**DATA:**
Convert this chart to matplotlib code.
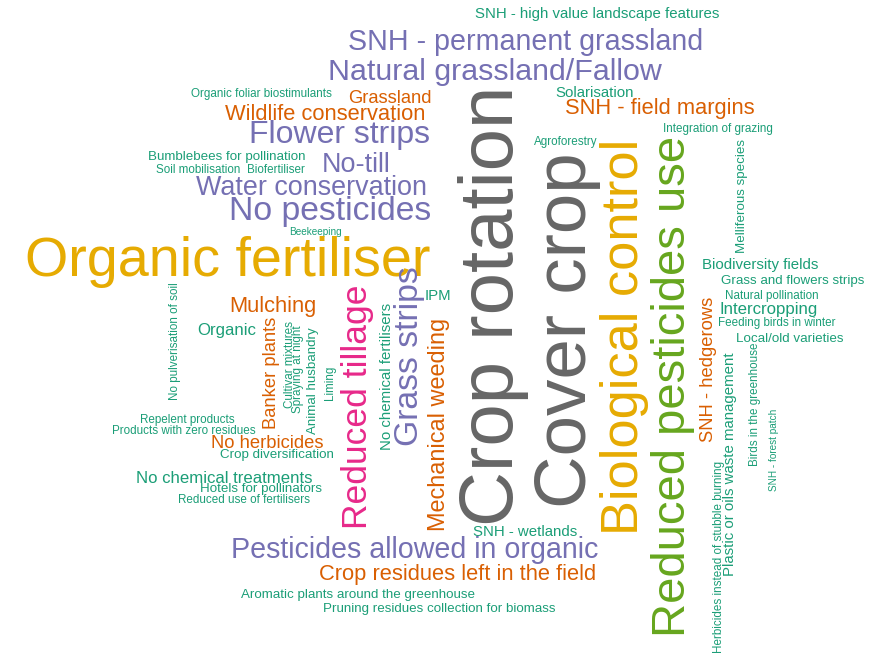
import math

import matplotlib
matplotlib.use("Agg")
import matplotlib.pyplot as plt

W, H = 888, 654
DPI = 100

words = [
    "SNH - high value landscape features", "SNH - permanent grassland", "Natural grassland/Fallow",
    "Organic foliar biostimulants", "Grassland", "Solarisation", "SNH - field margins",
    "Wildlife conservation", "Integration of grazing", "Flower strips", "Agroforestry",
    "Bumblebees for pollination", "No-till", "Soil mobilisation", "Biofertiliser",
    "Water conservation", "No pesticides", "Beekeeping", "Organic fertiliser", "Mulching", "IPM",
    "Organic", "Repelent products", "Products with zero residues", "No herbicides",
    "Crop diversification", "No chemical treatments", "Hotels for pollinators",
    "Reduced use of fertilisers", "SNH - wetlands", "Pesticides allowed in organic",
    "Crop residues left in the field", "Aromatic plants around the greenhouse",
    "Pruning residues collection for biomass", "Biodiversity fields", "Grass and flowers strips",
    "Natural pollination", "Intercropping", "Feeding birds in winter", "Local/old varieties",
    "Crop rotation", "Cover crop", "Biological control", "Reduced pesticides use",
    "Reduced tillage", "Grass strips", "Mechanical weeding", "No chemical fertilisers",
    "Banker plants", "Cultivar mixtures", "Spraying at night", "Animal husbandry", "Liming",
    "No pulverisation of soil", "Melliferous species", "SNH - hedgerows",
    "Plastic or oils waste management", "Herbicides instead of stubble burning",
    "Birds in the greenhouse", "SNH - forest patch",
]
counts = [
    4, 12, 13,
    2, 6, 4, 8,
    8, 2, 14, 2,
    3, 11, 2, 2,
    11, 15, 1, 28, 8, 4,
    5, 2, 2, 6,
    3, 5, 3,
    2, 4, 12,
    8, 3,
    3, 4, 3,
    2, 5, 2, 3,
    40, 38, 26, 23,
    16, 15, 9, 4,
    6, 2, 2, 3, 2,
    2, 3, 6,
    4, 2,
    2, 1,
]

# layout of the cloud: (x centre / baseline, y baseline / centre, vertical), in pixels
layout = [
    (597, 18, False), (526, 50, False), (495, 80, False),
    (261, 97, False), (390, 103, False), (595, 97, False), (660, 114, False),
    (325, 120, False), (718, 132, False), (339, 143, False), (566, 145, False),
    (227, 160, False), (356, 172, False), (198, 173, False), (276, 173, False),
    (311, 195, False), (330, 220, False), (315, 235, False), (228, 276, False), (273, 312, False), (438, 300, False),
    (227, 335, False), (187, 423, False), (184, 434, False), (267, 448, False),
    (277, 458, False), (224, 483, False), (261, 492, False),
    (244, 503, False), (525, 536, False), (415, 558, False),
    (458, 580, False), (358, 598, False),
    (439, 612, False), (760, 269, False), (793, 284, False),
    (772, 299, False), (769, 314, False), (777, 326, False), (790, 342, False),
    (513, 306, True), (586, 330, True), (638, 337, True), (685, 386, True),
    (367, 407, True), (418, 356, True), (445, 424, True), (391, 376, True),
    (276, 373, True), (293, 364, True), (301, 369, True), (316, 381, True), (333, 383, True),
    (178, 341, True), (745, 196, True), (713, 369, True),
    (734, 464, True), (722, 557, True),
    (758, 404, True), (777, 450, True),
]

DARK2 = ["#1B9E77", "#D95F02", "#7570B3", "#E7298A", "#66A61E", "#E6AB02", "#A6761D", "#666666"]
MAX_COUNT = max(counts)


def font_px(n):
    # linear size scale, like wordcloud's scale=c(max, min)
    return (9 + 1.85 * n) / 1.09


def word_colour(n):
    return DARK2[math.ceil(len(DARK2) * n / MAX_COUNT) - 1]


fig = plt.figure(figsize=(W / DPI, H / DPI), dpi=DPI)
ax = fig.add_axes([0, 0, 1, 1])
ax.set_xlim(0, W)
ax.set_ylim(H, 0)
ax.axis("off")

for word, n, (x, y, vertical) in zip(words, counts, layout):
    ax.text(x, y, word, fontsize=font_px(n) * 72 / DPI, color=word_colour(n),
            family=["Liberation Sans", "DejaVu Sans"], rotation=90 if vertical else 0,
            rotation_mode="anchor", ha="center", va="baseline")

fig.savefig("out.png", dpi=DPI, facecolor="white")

**TO BE DONE:**
Display every line of the listing that contains the string "matplotlib".

**RESULT BELOW:**
Convert this chart to matplotlib code.
import matplotlib
matplotlib.use("Agg")
import matplotlib.pyplot as plt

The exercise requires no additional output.